A shuttle valve is a type of valve that allows fluid to flow through it from one of two or more sources. In the basic, two-source structure, a shuttle valve is like a tube with three openings, two for fluid inflow and one for fluid outflow. A blocking valve element moves freely within the tube such that when pressure from a fluid is exerted through a first fluid inlet opening, it pushes the blocking valve towards the other fluid inflow opening, which prevents the fluid from travelling through that opening, but allows it to flow through the first inlet to the outlet. In this way, two different sources can provide pressurized fluid without the threat of backflow from one inlet source to the other.
Numerous valve devices for subsea applications exist, such as disclosed in U.S. Pat. No. 4,467,825, and include a body with two or more input ports, one of which is used to shift fluid in the direction of another port, often perpendicular to the two input ports, to actuate the valve and cause the operation of another mechanism to operate.
Most common, shuttle valves are employed in deep sea operations and convey fluid to cause operation of rams or valves for blow out operations. Generally, fluids are maintained at particular pressures, such as between about 1,500 p.s.i to about 5,000 p.s.i. and are in fluid communication with particular ports of a shuttle valve so that a supplemental fluid, redundant control system or emergency systems can be introduced into the shuttle valve and cause a perpendicular member to operate. Often, once a supplemental fluid is introduced into a shuttle valve, fluid in the initial ports becomes mixed due to design flaws or inherent problems with the shuttle valves, while the fluid being transmitted to cause actuation is separated. It is ideal that in the event that fluid could be transmitted from another source and that existing ports could remain isolated from the other ports.

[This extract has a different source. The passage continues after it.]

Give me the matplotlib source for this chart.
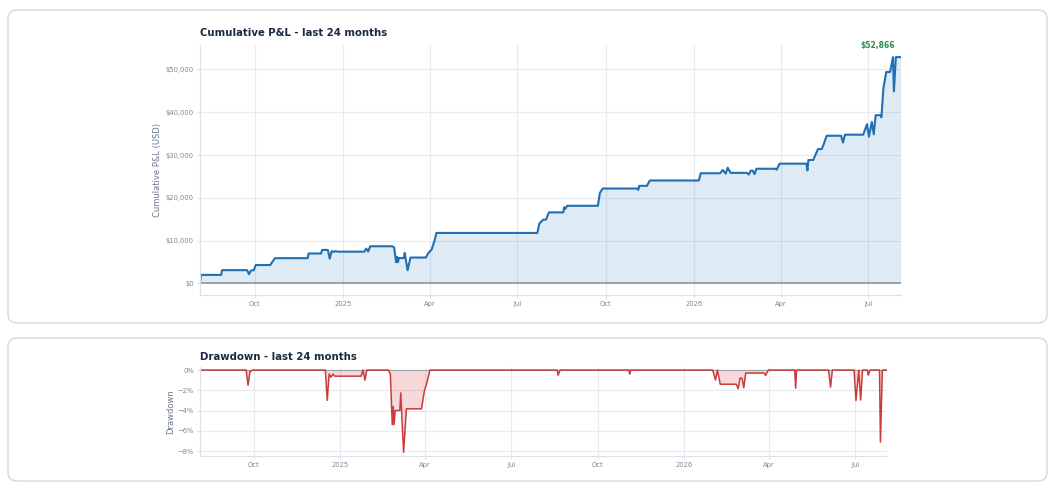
import matplotlib
matplotlib.use("Agg")
import matplotlib.pyplot as plt
import matplotlib.dates as md
from matplotlib.patches import FancyBboxPatch
from matplotlib.ticker import FuncFormatter, PercentFormatter
import numpy as np
import pandas as pd

# cumulative P&L breakpoints (USD)
pnl_dates = [
    "2024-08-05", "2024-08-06", "2024-08-27", "2024-08-28", "2024-09-23", "2024-09-25",
    "2024-09-27", "2024-09-30", "2024-10-02", "2024-10-17", "2024-10-22", "2024-11-25",
    "2024-11-26", "2024-12-09", "2024-12-10", "2024-12-16", "2024-12-18", "2024-12-20",
    "2024-12-22", "2024-12-24", "2024-12-26", "2025-01-23", "2025-01-25", "2025-01-27",
    "2025-01-29", "2025-02-21", "2025-02-23", "2025-02-25", "2025-02-26", "2025-02-27",
    "2025-02-28", "2025-03-05", "2025-03-06", "2025-03-09", "2025-03-12", "2025-03-28",
    "2025-03-31", "2025-04-02", "2025-04-03", "2025-04-06", "2025-04-08", "2025-07-22",
    "2025-07-24", "2025-07-28", "2025-07-31", "2025-08-03", "2025-08-18", "2025-08-19",
    "2025-08-20", "2025-08-22", "2025-09-23", "2025-09-25", "2025-09-28", "2025-11-03",
    "2025-11-04", "2025-11-05", "2025-11-13", "2025-11-16", "2026-01-06", "2026-01-08",
    "2026-01-28", "2026-01-31", "2026-02-03", "2026-02-05", "2026-02-08", "2026-02-25",
    "2026-02-27", "2026-03-01", "2026-03-03", "2026-03-05", "2026-03-07", "2026-03-27",
    "2026-03-28", "2026-03-31", "2026-04-28", "2026-04-29", "2026-04-30", "2026-05-05",
    "2026-05-10", "2026-05-14", "2026-05-16", "2026-05-19", "2026-06-03", "2026-06-05",
    "2026-06-07", "2026-06-26", "2026-06-30", "2026-07-02", "2026-07-05", "2026-07-07",
    "2026-07-09", "2026-07-14", "2026-07-15", "2026-07-17", "2026-07-20", "2026-07-24",
    "2026-07-27", "2026-07-28", "2026-07-30", "2026-08-04",
]
pnl_values = [
    0, 2000, 2000, 3100, 3100, 2150,
    3000, 3100, 4300, 4300, 5900, 5900,
    7000, 7000, 7830, 7830, 5800, 7560,
    7350, 7560, 7420, 7420, 8140, 7460,
    8680, 8680, 8400, 4970, 6200, 4970,
    5930, 5930, 7130, 3100, 6050, 6050,
    7240, 7650, 7900, 10000, 11800, 11800,
    13950, 14900, 14900, 16600, 16600, 17800,
    17400, 18140, 18140, 21100, 22170, 22170,
    21840, 22800, 22800, 24050, 24050, 25740,
    25740, 26500, 25640, 27050, 25830, 25830,
    25440, 26350, 26350, 25530, 26790, 26790,
    26570, 27980, 27980, 26400, 28840, 28840,
    31400, 31400, 32560, 34500, 34500, 32900,
    34750, 34750, 37200, 34280, 37750, 34850,
    39300, 39300, 38800, 45500, 49400, 49400,
    52866, 44850, 52866, 52866,
]
starting_capital = 60000  # estimated so the drawdown panel lines up
pnl_ticks = [0, 10000, 20000, 30000, 40000, 50000]
dd_ticks = [0, -0.02, -0.04, -0.06, -0.08]

dates = pd.to_datetime(pnl_dates)
pnl = np.array(pnl_values, dtype=float)
equity = starting_capital + pnl
drawdown = equity / np.maximum.accumulate(equity) - 1

TITLE = "#1b2a41"
LABEL = "#6b7789"
TICK = "#7b8698"
GRID = "#e7eaf0"
SPINE = "#dde1e8"

fig = plt.figure(figsize=(10.56, 4.88), dpi=100, facecolor="white")

# rounded cards behind the two panels (inches)
for x0, y0, w, h in [(0.08, 1.65, 10.39, 3.13), (0.08, 0.07, 10.39, 1.43)]:
    card = FancyBboxPatch((x0, y0), w, h, boxstyle="round,pad=0,rounding_size=0.09",
                          transform=fig.dpi_scale_trans, facecolor="white",
                          edgecolor="#d9dee6", linewidth=1.2, zorder=-5)
    fig.add_artist(card)

ax1 = fig.add_axes([0.1894, 0.3955, 0.6635, 0.5123])
ax2 = fig.add_axes([0.1894, 0.0662, 0.6506, 0.1824])


def style(ax):
    ax.set_facecolor("none")
    for s in ["top", "right"]:
        ax.spines[s].set_visible(False)
    for s in ["left", "bottom"]:
        ax.spines[s].set_color(SPINE)
        ax.spines[s].set_linewidth(0.9)
    ax.grid(True, color=GRID, linewidth=0.8)
    ax.set_axisbelow(True)
    ax.tick_params(colors=SPINE, labelcolor=TICK, labelsize=4.9, length=2.5, width=0.8, pad=2)
    ax.xaxis.set_major_locator(md.MonthLocator(bymonth=[1, 4, 7, 10]))
    ax.xaxis.set_major_formatter(FuncFormatter(
        lambda v, p: md.num2date(v).strftime("%Y" if md.num2date(v).month == 1 else "%b")))
    ax.set_xlim(dates[0], dates[-1])


# cumulative P&L
style(ax1)
ax1.axhline(0, color="#98a2b0", linewidth=1.4)
ax1.fill_between(dates, pnl, 0, color="#1f77b4", alpha=0.14, linewidth=0)
ax1.plot(dates, pnl, color="#1f6fb2", linewidth=1.5)
ax1.set_ylim(-2700, 55700)
ax1.set_yticks(pnl_ticks)
ax1.yaxis.set_major_formatter(FuncFormatter(lambda v, p: f"${v:,.0f}"))
ax1.set_title("Cumulative P&L - last 24 months", loc="left", fontsize=7.3,
              fontweight="bold", color=TITLE, pad=6.5)
ax1.set_ylabel("Cumulative P&L (USD)", fontsize=6, color=LABEL)
ax1.yaxis.set_label_coords(-0.054, 0.5)
ax1.annotate(f"${pnl[-1]:,.0f}", (dates[-1], pnl[-1]),
             xytext=(-4.5, 8.5), textcoords="offset points", ha="right", va="center",
             fontsize=5.5, fontweight="bold", color="#2e8b57", annotation_clip=False)

# drawdown
style(ax2)
ax2.axhline(0, color="#9aa0a8", linewidth=0.8)
ax2.fill_between(dates, drawdown, 0, color="#d9534f", alpha=0.22, linewidth=0)
ax2.plot(dates, drawdown, color="#cc3b3b", linewidth=1.1)
ax2.set_ylim(-0.0846, 0.0033)
ax2.set_yticks(dd_ticks)
ax2.yaxis.set_major_formatter(PercentFormatter(1.0, decimals=0))
ax2.set_title("Drawdown - last 24 months", loc="left", fontsize=7.3,
              fontweight="bold", color=TITLE, pad=4.7)
ax2.set_ylabel("Drawdown", fontsize=6, color=LABEL)
ax2.yaxis.set_label_coords(-0.036, 0.5)

fig.savefig("out.png", dpi=100, facecolor="white")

Due to the extreme fluid pressures with which these types of shuttle valves are used, the existing shuttle valves are subject to vacillations, where the valve rapidly moves back and forth within the housing, sometimes resulting in breakage. In addition, existing shuttle valves do not allow for easy backflow of fluid through an inlet port such that an inlet port may be designated as a return to surface port to allow controlled fluid flow when the system is no longer pressurized.
Thus, there exists a need for a shuttle valve that isolates fluid positively in opposing ports while allowing the transmission of fluid during selected operation.